| DATA FOR THIS TASK |

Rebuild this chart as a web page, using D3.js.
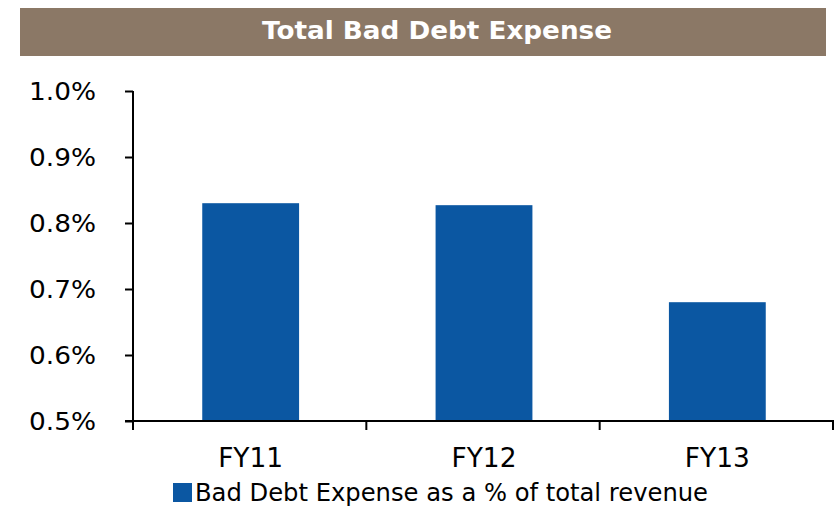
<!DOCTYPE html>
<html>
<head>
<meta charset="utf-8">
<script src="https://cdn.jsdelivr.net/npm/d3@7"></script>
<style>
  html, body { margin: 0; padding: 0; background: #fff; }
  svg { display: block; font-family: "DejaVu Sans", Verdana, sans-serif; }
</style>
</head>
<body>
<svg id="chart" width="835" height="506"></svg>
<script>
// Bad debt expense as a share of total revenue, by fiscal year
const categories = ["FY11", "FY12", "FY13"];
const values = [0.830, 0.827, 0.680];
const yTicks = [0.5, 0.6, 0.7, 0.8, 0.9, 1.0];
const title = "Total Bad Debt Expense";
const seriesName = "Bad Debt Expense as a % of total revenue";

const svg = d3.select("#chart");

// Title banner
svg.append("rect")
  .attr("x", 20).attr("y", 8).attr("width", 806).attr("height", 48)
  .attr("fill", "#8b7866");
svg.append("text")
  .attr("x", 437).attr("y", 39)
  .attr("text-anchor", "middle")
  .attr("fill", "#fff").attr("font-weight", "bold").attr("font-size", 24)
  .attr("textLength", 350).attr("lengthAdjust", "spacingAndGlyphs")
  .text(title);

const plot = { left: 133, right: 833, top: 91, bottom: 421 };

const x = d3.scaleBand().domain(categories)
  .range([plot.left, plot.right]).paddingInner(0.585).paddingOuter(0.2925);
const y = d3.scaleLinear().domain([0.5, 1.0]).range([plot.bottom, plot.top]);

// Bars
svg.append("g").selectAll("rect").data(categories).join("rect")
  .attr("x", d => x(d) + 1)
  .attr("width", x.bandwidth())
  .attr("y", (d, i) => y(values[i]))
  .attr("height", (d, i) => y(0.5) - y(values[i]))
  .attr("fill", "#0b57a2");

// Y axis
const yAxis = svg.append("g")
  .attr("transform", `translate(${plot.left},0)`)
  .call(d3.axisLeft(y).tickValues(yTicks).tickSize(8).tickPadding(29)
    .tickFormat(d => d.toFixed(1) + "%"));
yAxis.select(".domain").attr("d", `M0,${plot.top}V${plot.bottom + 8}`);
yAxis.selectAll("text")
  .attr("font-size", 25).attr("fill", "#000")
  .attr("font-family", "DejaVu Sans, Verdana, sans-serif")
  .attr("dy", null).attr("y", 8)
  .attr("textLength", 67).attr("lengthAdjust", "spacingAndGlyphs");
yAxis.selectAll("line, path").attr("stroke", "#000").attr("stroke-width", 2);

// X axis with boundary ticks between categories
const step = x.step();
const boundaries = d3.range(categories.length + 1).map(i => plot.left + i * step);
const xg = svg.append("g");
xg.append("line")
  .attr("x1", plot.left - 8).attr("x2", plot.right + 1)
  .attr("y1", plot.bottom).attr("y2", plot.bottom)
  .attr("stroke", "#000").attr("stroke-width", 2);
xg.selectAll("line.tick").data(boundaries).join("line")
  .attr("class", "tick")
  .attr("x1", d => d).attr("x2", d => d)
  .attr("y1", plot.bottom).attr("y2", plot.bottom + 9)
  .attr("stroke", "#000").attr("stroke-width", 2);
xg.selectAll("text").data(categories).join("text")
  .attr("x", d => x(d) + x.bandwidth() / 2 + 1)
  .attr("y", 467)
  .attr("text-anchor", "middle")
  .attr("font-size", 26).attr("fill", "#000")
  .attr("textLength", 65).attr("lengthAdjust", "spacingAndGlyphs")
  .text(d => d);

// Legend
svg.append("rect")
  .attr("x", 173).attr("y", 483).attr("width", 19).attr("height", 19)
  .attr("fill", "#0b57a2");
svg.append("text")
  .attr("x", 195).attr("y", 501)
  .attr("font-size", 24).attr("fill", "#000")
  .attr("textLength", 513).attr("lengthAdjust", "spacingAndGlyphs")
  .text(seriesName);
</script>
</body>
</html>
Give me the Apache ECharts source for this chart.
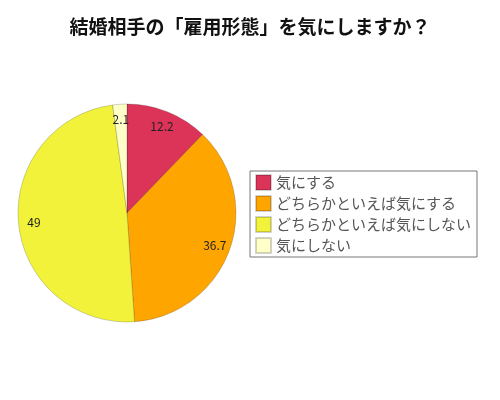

| WHAT THE TASK REQUIRES |
Quote the records above exactly, leaving out any pictures.

| RESULT BELOW |
Rebuild this chart as a web page, using D3.js.
<!DOCTYPE html>
<html>
<head>
<meta charset="utf-8">
<script src="https://cdn.jsdelivr.net/npm/d3@7"></script>
<style>
  html, body { margin: 0; padding: 0; background: #fff; }
  svg { display: block; font-family: "DejaVu Sans", Verdana, sans-serif; }
</style>
</head>
<body>
<svg id="chart" width="835" height="506"></svg>
<script>
// Bad debt expense as a share of total revenue, by fiscal year
const categories = ["FY11", "FY12", "FY13"];
const values = [0.830, 0.827, 0.680];
const yTicks = [0.5, 0.6, 0.7, 0.8, 0.9, 1.0];
const title = "Total Bad Debt Expense";
const seriesName = "Bad Debt Expense as a % of total revenue";

const svg = d3.select("#chart");

// Title banner
svg.append("rect")
  .attr("x", 20).attr("y", 8).attr("width", 806).attr("height", 48)
  .attr("fill", "#8b7866");
svg.append("text")
  .attr("x", 437).attr("y", 39)
  .attr("text-anchor", "middle")
  .attr("fill", "#fff").attr("font-weight", "bold").attr("font-size", 24)
  .attr("textLength", 350).attr("lengthAdjust", "spacingAndGlyphs")
  .text(title);

const plot = { left: 133, right: 833, top: 91, bottom: 421 };

const x = d3.scaleBand().domain(categories)
  .range([plot.left, plot.right]).paddingInner(0.585).paddingOuter(0.2925);
const y = d3.scaleLinear().domain([0.5, 1.0]).range([plot.bottom, plot.top]);

// Bars
svg.append("g").selectAll("rect").data(categories).join("rect")
  .attr("x", d => x(d) + 1)
  .attr("width", x.bandwidth())
  .attr("y", (d, i) => y(values[i]))
  .attr("height", (d, i) => y(0.5) - y(values[i]))
  .attr("fill", "#0b57a2");

// Y axis
const yAxis = svg.append("g")
  .attr("transform", `translate(${plot.left},0)`)
  .call(d3.axisLeft(y).tickValues(yTicks).tickSize(8).tickPadding(29)
    .tickFormat(d => d.toFixed(1) + "%"));
yAxis.select(".domain").attr("d", `M0,${plot.top}V${plot.bottom + 8}`);
yAxis.selectAll("text")
  .attr("font-size", 25).attr("fill", "#000")
  .attr("font-family", "DejaVu Sans, Verdana, sans-serif")
  .attr("dy", null).attr("y", 8)
  .attr("textLength", 67).attr("lengthAdjust", "spacingAndGlyphs");
yAxis.selectAll("line, path").attr("stroke", "#000").attr("stroke-width", 2);

// X axis with boundary ticks between categories
const step = x.step();
const boundaries = d3.range(categories.length + 1).map(i => plot.left + i * step);
const xg = svg.append("g");
xg.append("line")
  .attr("x1", plot.left - 8).attr("x2", plot.right + 1)
  .attr("y1", plot.bottom).attr("y2", plot.bottom)
  .attr("stroke", "#000").attr("stroke-width", 2);
xg.selectAll("line.tick").data(boundaries).join("line")
  .attr("class", "tick")
  .attr("x1", d => d).attr("x2", d => d)
  .attr("y1", plot.bottom).attr("y2", plot.bottom + 9)
  .attr("stroke", "#000").attr("stroke-width", 2);
xg.selectAll("text").data(categories).join("text")
  .attr("x", d => x(d) + x.bandwidth() / 2 + 1)
  .attr("y", 467)
  .attr("text-anchor", "middle")
  .attr("font-size", 26).attr("fill", "#000")
  .attr("textLength", 65).attr("lengthAdjust", "spacingAndGlyphs")
  .text(d => d);

// Legend
svg.append("rect")
  .attr("x", 173).attr("y", 483).attr("width", 19).attr("height", 19)
  .attr("fill", "#0b57a2");
svg.append("text")
  .attr("x", 195).attr("y", 501)
  .attr("font-size", 24).attr("fill", "#000")
  .attr("textLength", 513).attr("lengthAdjust", "spacingAndGlyphs")
  .text(seriesName);
</script>
</body>
</html>
Give me the Apache ECharts source for this chart.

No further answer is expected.